* Exercise prompt
Transcribe the material verbatim in full; the pictures do not belong in the copy.

* Source data
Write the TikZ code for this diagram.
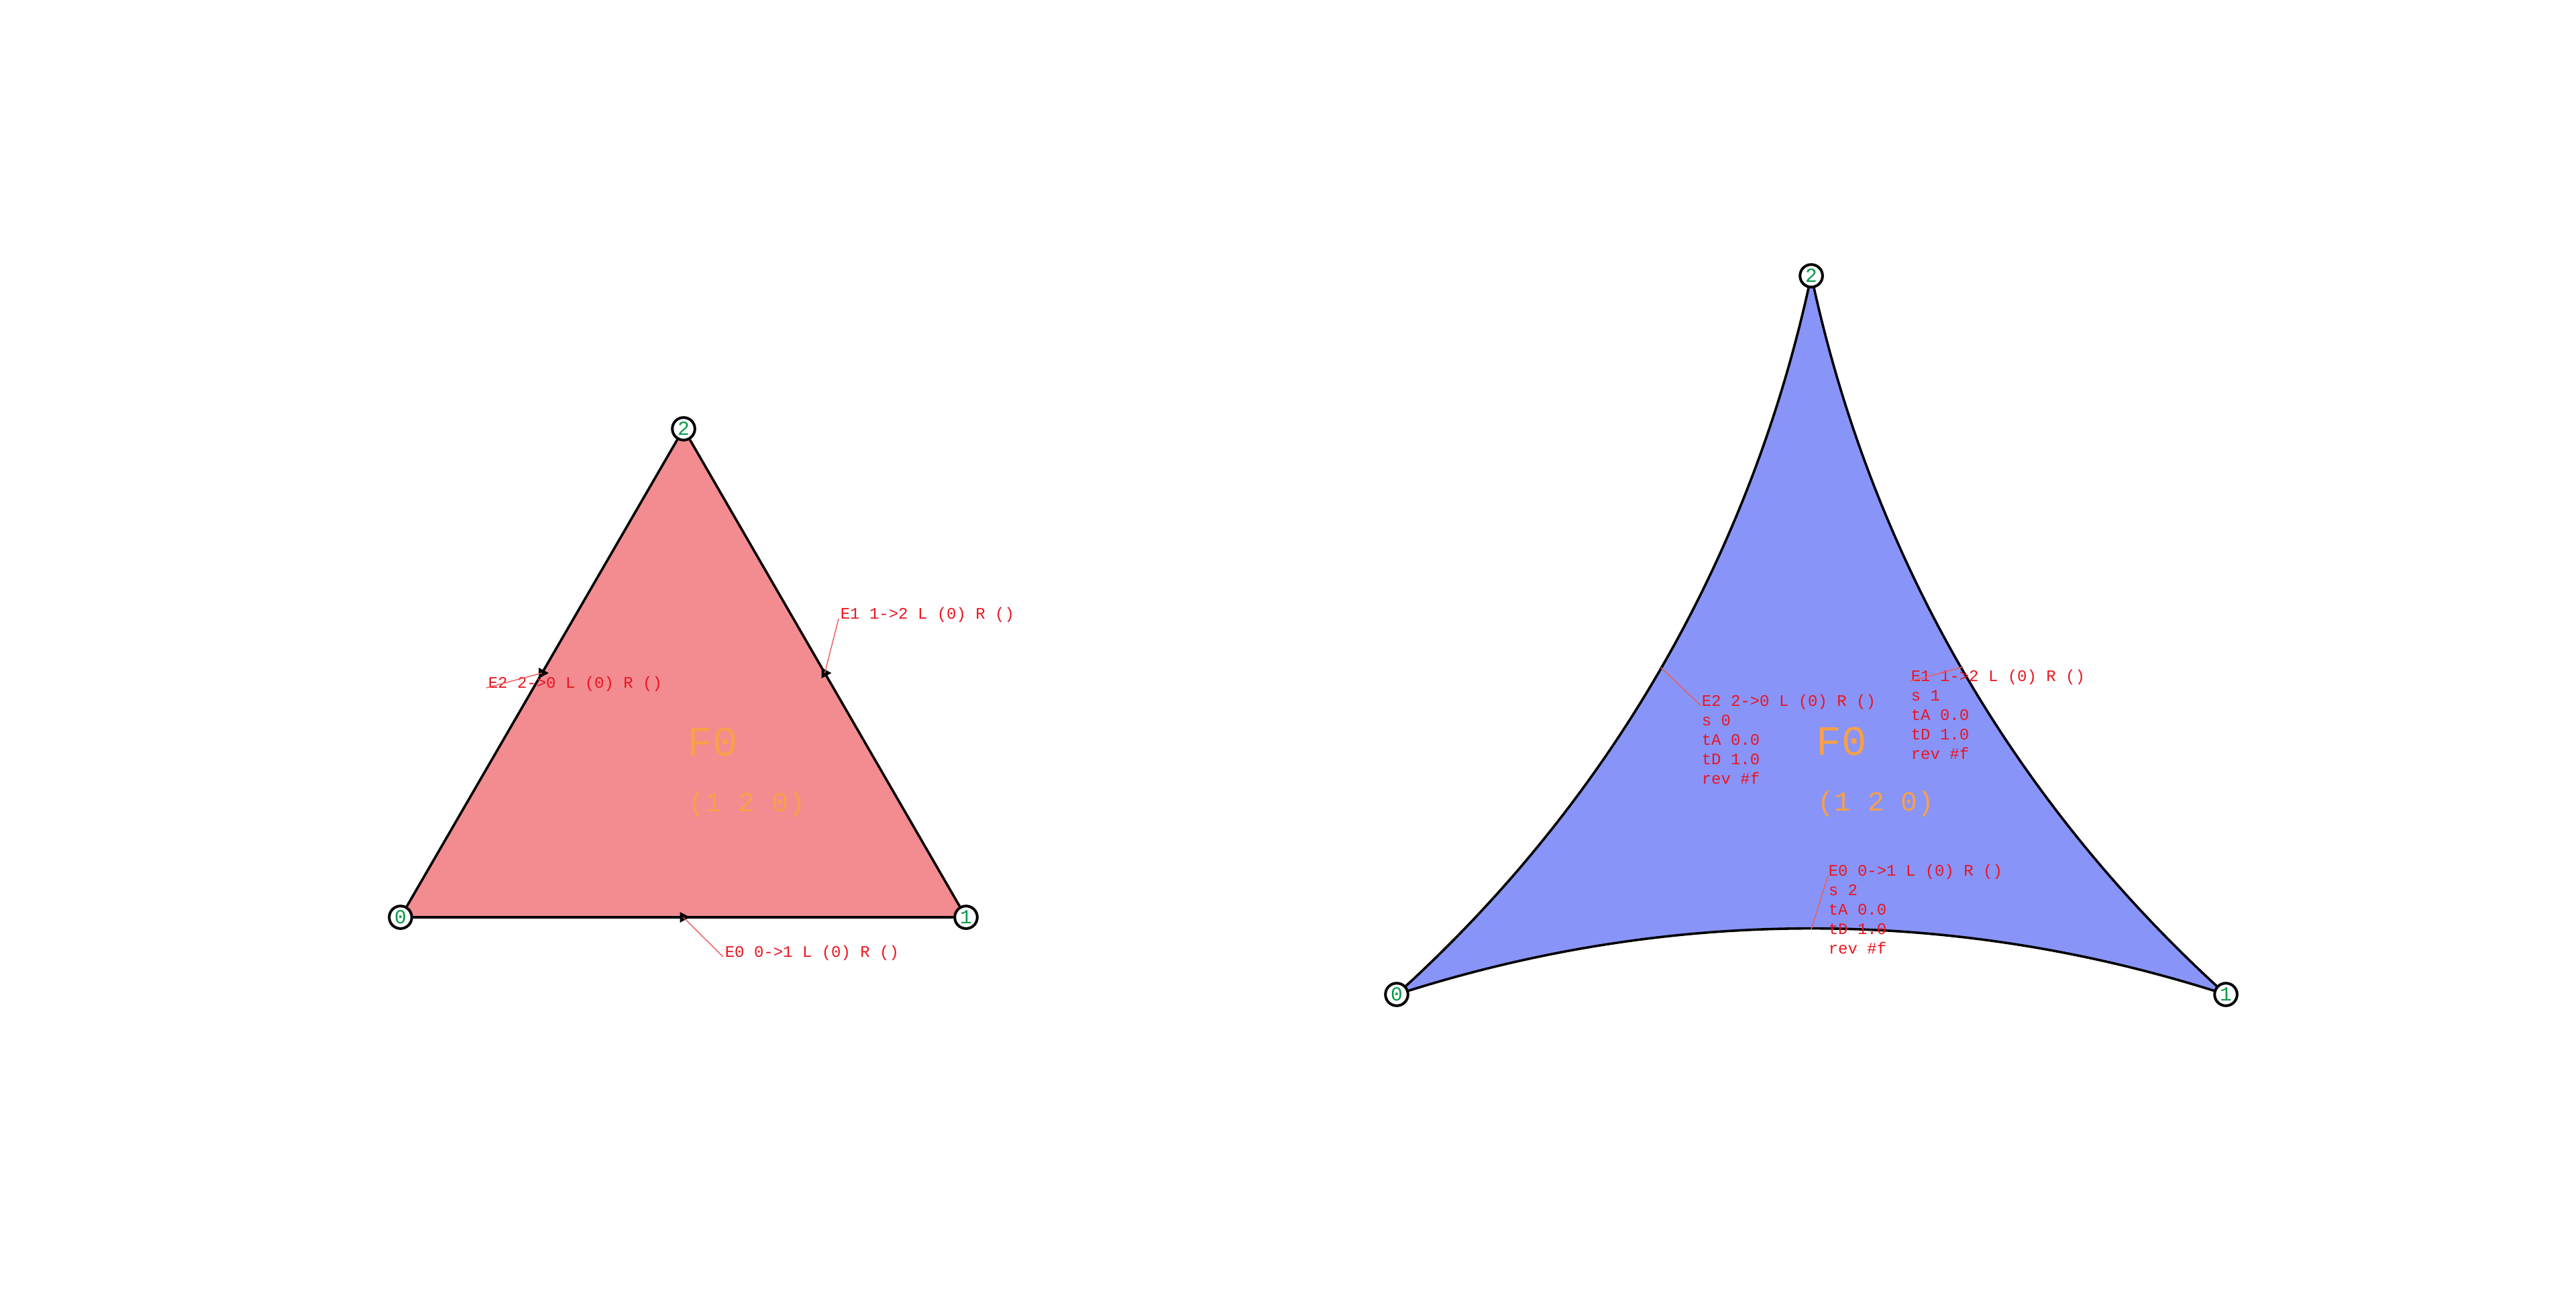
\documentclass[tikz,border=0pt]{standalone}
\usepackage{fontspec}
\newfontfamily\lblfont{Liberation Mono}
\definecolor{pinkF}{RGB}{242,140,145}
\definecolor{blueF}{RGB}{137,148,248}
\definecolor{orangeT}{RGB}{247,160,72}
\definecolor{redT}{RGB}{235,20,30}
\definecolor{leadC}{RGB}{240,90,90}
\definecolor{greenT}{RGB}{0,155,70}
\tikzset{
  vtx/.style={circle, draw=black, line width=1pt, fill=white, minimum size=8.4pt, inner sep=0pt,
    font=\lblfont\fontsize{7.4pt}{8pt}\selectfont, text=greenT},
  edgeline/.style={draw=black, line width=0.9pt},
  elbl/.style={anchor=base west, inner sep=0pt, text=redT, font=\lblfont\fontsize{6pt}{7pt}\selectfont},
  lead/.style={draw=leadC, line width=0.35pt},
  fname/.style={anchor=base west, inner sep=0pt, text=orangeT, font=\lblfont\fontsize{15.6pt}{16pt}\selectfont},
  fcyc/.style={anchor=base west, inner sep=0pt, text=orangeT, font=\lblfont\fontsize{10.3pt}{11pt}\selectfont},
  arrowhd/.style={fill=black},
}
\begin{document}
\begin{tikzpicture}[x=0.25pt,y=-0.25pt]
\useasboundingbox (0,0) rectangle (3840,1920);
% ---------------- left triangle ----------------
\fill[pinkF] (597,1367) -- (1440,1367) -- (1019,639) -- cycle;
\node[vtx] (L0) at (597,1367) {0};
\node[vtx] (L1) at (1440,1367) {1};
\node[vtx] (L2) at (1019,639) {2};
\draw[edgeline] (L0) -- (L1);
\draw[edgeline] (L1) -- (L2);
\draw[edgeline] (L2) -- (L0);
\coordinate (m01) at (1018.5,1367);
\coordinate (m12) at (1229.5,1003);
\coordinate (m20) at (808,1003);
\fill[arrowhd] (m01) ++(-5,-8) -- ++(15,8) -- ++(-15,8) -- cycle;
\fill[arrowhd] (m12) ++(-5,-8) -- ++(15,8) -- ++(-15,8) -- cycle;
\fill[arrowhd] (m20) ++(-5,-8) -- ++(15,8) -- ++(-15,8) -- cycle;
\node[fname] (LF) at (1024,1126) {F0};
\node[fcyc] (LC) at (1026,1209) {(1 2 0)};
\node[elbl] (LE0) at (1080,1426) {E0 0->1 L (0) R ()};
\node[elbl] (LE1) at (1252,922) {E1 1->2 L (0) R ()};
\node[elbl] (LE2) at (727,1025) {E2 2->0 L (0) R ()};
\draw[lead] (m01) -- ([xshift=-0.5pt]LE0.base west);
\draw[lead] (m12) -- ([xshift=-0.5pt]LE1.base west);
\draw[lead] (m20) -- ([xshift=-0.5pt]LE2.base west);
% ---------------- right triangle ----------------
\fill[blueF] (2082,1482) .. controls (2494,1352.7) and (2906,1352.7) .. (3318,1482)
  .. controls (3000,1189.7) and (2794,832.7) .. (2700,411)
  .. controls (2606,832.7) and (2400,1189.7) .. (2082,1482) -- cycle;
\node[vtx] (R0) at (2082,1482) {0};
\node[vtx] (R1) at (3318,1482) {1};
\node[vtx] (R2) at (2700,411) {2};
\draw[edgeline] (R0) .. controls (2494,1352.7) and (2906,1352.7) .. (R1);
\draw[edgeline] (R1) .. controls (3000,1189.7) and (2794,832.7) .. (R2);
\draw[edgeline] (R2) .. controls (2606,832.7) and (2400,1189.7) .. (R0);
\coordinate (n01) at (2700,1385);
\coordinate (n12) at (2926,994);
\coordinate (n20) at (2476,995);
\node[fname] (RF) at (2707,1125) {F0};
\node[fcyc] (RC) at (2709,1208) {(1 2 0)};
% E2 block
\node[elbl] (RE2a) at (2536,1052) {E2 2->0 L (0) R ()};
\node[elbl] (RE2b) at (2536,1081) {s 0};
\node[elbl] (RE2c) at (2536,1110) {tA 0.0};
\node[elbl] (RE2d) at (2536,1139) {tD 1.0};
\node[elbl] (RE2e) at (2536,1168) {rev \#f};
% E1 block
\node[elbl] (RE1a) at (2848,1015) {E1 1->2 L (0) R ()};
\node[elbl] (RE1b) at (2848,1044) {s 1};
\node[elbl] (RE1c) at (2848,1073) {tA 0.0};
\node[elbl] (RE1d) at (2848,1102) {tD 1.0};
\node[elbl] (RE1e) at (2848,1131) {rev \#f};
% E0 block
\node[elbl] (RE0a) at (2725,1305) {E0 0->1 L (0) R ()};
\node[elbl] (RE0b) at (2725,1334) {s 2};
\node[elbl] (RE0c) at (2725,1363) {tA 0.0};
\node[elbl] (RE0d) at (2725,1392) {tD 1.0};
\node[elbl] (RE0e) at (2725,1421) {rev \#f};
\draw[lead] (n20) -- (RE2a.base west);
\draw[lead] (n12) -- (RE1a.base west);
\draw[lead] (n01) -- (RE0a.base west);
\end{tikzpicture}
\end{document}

* Problem solution
Write the TikZ code for this diagram.
\documentclass[tikz,border=0pt]{standalone}
\usepackage{fontspec}
\newfontfamily\lblfont{Liberation Mono}
\definecolor{pinkF}{RGB}{242,140,145}
\definecolor{blueF}{RGB}{137,148,248}
\definecolor{orangeT}{RGB}{247,160,72}
\definecolor{redT}{RGB}{235,20,30}
\definecolor{leadC}{RGB}{240,90,90}
\definecolor{greenT}{RGB}{0,155,70}
\tikzset{
  vtx/.style={circle, draw=black, line width=1pt, fill=white, minimum size=8.4pt, inner sep=0pt,
    font=\lblfont\fontsize{7.4pt}{8pt}\selectfont, text=greenT},
  edgeline/.style={draw=black, line width=0.9pt},
  elbl/.style={anchor=base west, inner sep=0pt, text=redT, font=\lblfont\fontsize{6pt}{7pt}\selectfont},
  lead/.style={draw=leadC, line width=0.35pt},
  fname/.style={anchor=base west, inner sep=0pt, text=orangeT, font=\lblfont\fontsize{15.6pt}{16pt}\selectfont},
  fcyc/.style={anchor=base west, inner sep=0pt, text=orangeT, font=\lblfont\fontsize{10.3pt}{11pt}\selectfont},
  arrowhd/.style={fill=black},
}
\begin{document}
\begin{tikzpicture}[x=0.25pt,y=-0.25pt]
\useasboundingbox (0,0) rectangle (3840,1920);
% ---------------- left triangle ----------------
\fill[pinkF] (597,1367) -- (1440,1367) -- (1019,639) -- cycle;
\node[vtx] (L0) at (597,1367) {0};
\node[vtx] (L1) at (1440,1367) {1};
\node[vtx] (L2) at (1019,639) {2};
\draw[edgeline] (L0) -- (L1);
\draw[edgeline] (L1) -- (L2);
\draw[edgeline] (L2) -- (L0);
\coordinate (m01) at (1018.5,1367);
\coordinate (m12) at (1229.5,1003);
\coordinate (m20) at (808,1003);
\fill[arrowhd] (m01) ++(-5,-8) -- ++(15,8) -- ++(-15,8) -- cycle;
\fill[arrowhd] (m12) ++(-5,-8) -- ++(15,8) -- ++(-15,8) -- cycle;
\fill[arrowhd] (m20) ++(-5,-8) -- ++(15,8) -- ++(-15,8) -- cycle;
\node[fname] (LF) at (1024,1126) {F0};
\node[fcyc] (LC) at (1026,1209) {(1 2 0)};
\node[elbl] (LE0) at (1080,1426) {E0 0->1 L (0) R ()};
\node[elbl] (LE1) at (1252,922) {E1 1->2 L (0) R ()};
\node[elbl] (LE2) at (727,1025) {E2 2->0 L (0) R ()};
\draw[lead] (m01) -- ([xshift=-0.5pt]LE0.base west);
\draw[lead] (m12) -- ([xshift=-0.5pt]LE1.base west);
\draw[lead] (m20) -- ([xshift=-0.5pt]LE2.base west);
% ---------------- right triangle ----------------
\fill[blueF] (2082,1482) .. controls (2494,1352.7) and (2906,1352.7) .. (3318,1482)
  .. controls (3000,1189.7) and (2794,832.7) .. (2700,411)
  .. controls (2606,832.7) and (2400,1189.7) .. (2082,1482) -- cycle;
\node[vtx] (R0) at (2082,1482) {0};
\node[vtx] (R1) at (3318,1482) {1};
\node[vtx] (R2) at (2700,411) {2};
\draw[edgeline] (R0) .. controls (2494,1352.7) and (2906,1352.7) .. (R1);
\draw[edgeline] (R1) .. controls (3000,1189.7) and (2794,832.7) .. (R2);
\draw[edgeline] (R2) .. controls (2606,832.7) and (2400,1189.7) .. (R0);
\coordinate (n01) at (2700,1385);
\coordinate (n12) at (2926,994);
\coordinate (n20) at (2476,995);
\node[fname] (RF) at (2707,1125) {F0};
\node[fcyc] (RC) at (2709,1208) {(1 2 0)};
% E2 block
\node[elbl] (RE2a) at (2536,1052) {E2 2->0 L (0) R ()};
\node[elbl] (RE2b) at (2536,1081) {s 0};
\node[elbl] (RE2c) at (2536,1110) {tA 0.0};
\node[elbl] (RE2d) at (2536,1139) {tD 1.0};
\node[elbl] (RE2e) at (2536,1168) {rev \#f};
% E1 block
\node[elbl] (RE1a) at (2848,1015) {E1 1->2 L (0) R ()};
\node[elbl] (RE1b) at (2848,1044) {s 1};
\node[elbl] (RE1c) at (2848,1073) {tA 0.0};
\node[elbl] (RE1d) at (2848,1102) {tD 1.0};
\node[elbl] (RE1e) at (2848,1131) {rev \#f};
% E0 block
\node[elbl] (RE0a) at (2725,1305) {E0 0->1 L (0) R ()};
\node[elbl] (RE0b) at (2725,1334) {s 2};
\node[elbl] (RE0c) at (2725,1363) {tA 0.0};
\node[elbl] (RE0d) at (2725,1392) {tD 1.0};
\node[elbl] (RE0e) at (2725,1421) {rev \#f};
\draw[lead] (n20) -- (RE2a.base west);
\draw[lead] (n12) -- (RE1a.base west);
\draw[lead] (n01) -- (RE0a.base west);
\end{tikzpicture}
\end{document}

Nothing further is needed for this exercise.